Tensions mounted as demonstrations went on week after week at City Market.
The tipping point occurred July 31, when City Market was canceled over security concerns. Protesters were arrested for six straight weeks following that night, and Rolfe was ordered to have no contact with Cathy McDermott, executive director of the Rockford City Market.
City Market concluded its season on Sept. 25, but Rolfe says protests will continue. The latest is a sit-in outside City Hall to demand transparency after police shot a man on Friday.
Earlier this summer, Rockford Youth Abolitionists created a list of demands that included body cameras for city police, demilitarization of the department, and a federal investigation into the police-involved shooting deaths of Demetrius Bennet, Logan Bell, Kerry Blake and Michael Sago Jr.
The list has expanded to include a demand for justice for those who claim their rights were violated during arrests outside City Market, Rolfe said.

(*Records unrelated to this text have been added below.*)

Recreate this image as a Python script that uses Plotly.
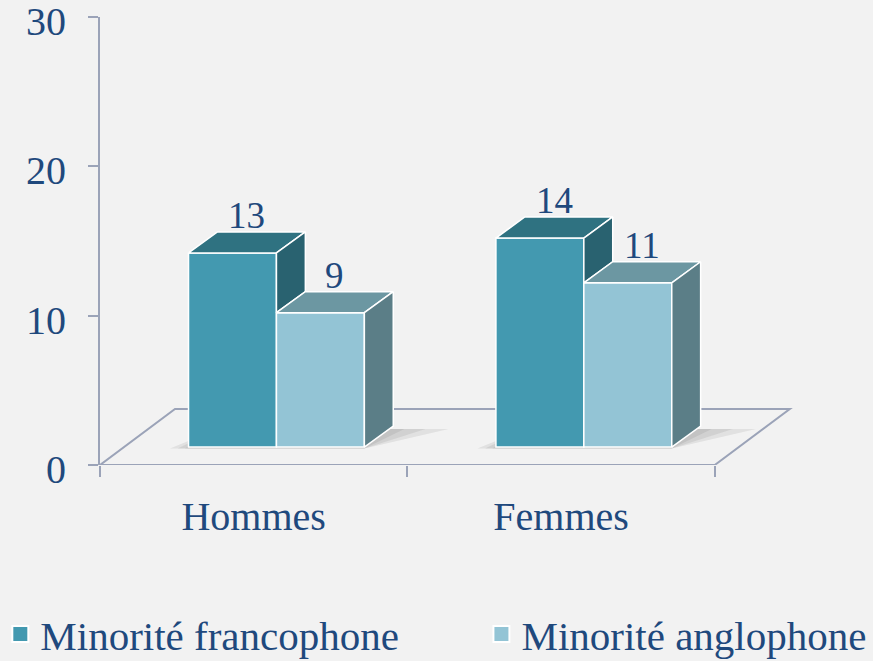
import plotly.graph_objects as go

# ---- data ----
categories = ["Hommes", "Femmes"]
franco = [13, 14]
anglo = [9, 11]
series_names = ["Minorité francophone", "Minorité anglophone"]
y_ticks = [0, 10, 20, 30]

# ---- style ----
FONT = "Liberation Serif"
TXT = "#1F497D"
AXC = "#9BA3B8"
BG = "#F2F2F2"
front_col = ["#4399B0", "#93C4D5"]
top_col = ["#2F7281", "#6C97A2"]
side_col = ["#296270", "#5B7E87"]

W = 0.286      # bar width (category units)
OX, OY = 0.074, 1.2     # offset of bar front plane from floor front edge
BDX, BDY = 0.094, 1.41  # bar depth vector
FDX, FDY = 0.244, 3.75  # floor depth vector

fig = go.Figure()
shapes = []

# floor (drawn below traces)
n = len(categories)
floor = f"M0,0 L{n},0 L{n+FDX},{FDY} L{FDX},{FDY} Z"
shapes.append(dict(type="path", path=floor, xref="x", yref="y", layer="below",
                   line=dict(color=AXC, width=2), fillcolor="rgba(0,0,0,0)"))

series = [franco, anglo]
annotations = []
for s, vals in enumerate(series):
    xs = []
    for i, v in enumerate(vals):
        c = i + 0.5
        xl = c - W + OX + s * W
        xr = xl + W
        xs.append((xl + xr) / 2)
    fig.add_trace(go.Bar(x=xs, y=vals, base=[OY] * len(vals), width=[W] * len(vals),
                         marker=dict(color=front_col[s], line=dict(color="white", width=1.5)),
                         showlegend=False, hoverinfo="skip"))

# soft shadows on the floor
for i in range(n):
    c = i + 0.5
    xl = c - W + OX
    xr = xl + 2 * W
    for k, g in enumerate([0.06, 0.035, 0.012]):
        p = (f"M{xl-g},{OY-0.1} L{xr},{OY-0.1} L{xr+BDX+g*3},{OY+BDY-0.2} "
             f"L{xl+BDX},{OY+BDY-0.2} Z")
        shapes.append(dict(type="path", path=p, xref="x", yref="y", layer="below",
                           line=dict(width=0), fillcolor="rgba(60,60,60,0.09)"))

# top and side faces + labels
for i in range(n):
    c = i + 0.5
    for s, vals in enumerate(series):
        v = vals[i]
        xl = c - W + OX + s * W
        xr = xl + W
        t = OY + v
        fig.add_trace(go.Scatter(
            x=[xl, xr, xr + BDX, xl + BDX, xl], y=[t, t, t + BDY, t + BDY, t],
            fill="toself", fillcolor=top_col[s], mode="lines",
            line=dict(color="white", width=1.5), showlegend=False, hoverinfo="skip"))
        if s == 0:
            nb = OY + min(series[1][i], v)
        else:
            nb = OY
        fig.add_trace(go.Scatter(
            x=[xr, xr, xr + BDX, xr + BDX, xr], y=[nb, t, t + BDY, nb + BDY, nb],
            fill="toself", fillcolor=side_col[s], mode="lines",
            line=dict(color="white", width=1.5), showlegend=False, hoverinfo="skip"))
        annotations.append(dict(x=(xl + xr) / 2 + BDX / 2, y=t + BDY, xref="x", yref="y",
                                text=str(v), showarrow=False, yanchor="bottom", yshift=-6,
                                font=dict(family=FONT, size=37, color=TXT)))

# legend entries (one legend per entry for exact placement)
leg_x = [-0.141, 0.5395]
for s in range(2):
    fig.add_trace(go.Scatter(x=[None], y=[None], mode="markers", name=series_names[s],
                             legend="legend" if s == 0 else "legend2",
                             marker=dict(symbol="square", size=16, color=front_col[s],
                                         line=dict(color="white", width=2))))

leg_common = dict(orientation="h", xanchor="left", y=-0.378, yanchor="middle",
                  font=dict(family=FONT, size=41, color=TXT), bgcolor="rgba(0,0,0,0)")

fig.update_layout(
    width=873, height=661,
    margin=dict(l=100, r=66, t=17, b=196, autoexpand=False),
    paper_bgcolor=BG, plot_bgcolor=BG,
    barmode="overlay",
    shapes=shapes, annotations=annotations,
    font=dict(family=FONT, color=TXT),
    legend=dict(x=leg_x[0], **leg_common),
    legend2=dict(x=leg_x[1], **leg_common),
    xaxis=dict(range=[0, 2.3], showgrid=False, zeroline=False, showline=False,
               tickmode="array", tickvals=[i + 0.5 for i in range(n)], ticktext=categories,
               ticks="", ticklabelstandoff=24, ticklabeloverflow="allow",
               tickfont=dict(family=FONT, size=40, color=TXT),
               minor=dict(tickmode="array", tickvals=list(range(n + 1)), ticks="outside",
                          ticklen=11, tickwidth=2, tickcolor=AXC, showgrid=False)),
    yaxis=dict(range=[0, 30.001], showgrid=False, zeroline=False, showline=True,
               linecolor=AXC, linewidth=2, tickmode="array", tickvals=y_ticks,
               ticks="outside", ticklen=10, tickwidth=2, tickcolor=AXC,
               ticklabelstandoff=14, ticklabelshift=4, ticklabeloverflow="allow",
               tickfont=dict(family=FONT, size=40, color=TXT)),
)

fig.write_html("out.html", config={"displayModeBar": False},
               post_script="document.body.style.margin='0';"
                           "document.body.style.background='#F2F2F2';")
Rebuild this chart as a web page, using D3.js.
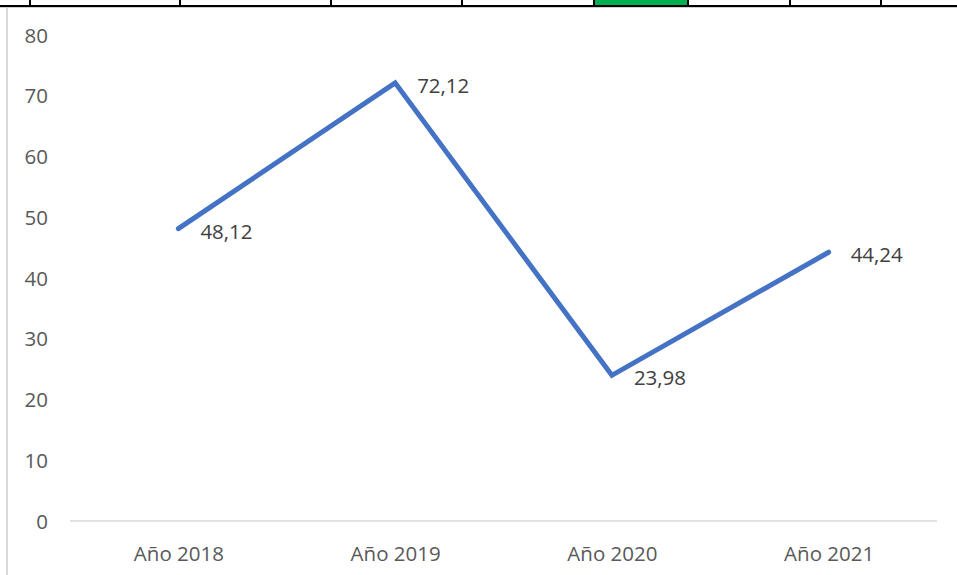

“The same way we are riding for the people of May 30, I wouldn’t hang any of those other people out to dry, so I think it needs to be justice done for the people who have been arrested for walking on the crosswalk and having to spend essentially four days in jail because they walked on the crosswalk,” Rolfe said.
The city is considering adding body cameras for its officers, a recommendation of its Community Relations Commission, which is also exploring reforms to police use-of-force policies that would emphasize de-escalation and prohibit chokeholds.
Rolfe said he may ease off the protests when he knows the movement has people in place who can make structural changes to institutions within the city.
“Those people (are) coming up with new ideologies and new philosophies that will be at the forefront of shifting where the city is going to be in a year, in five years, in 10 years and 50 years,” Rolfe said.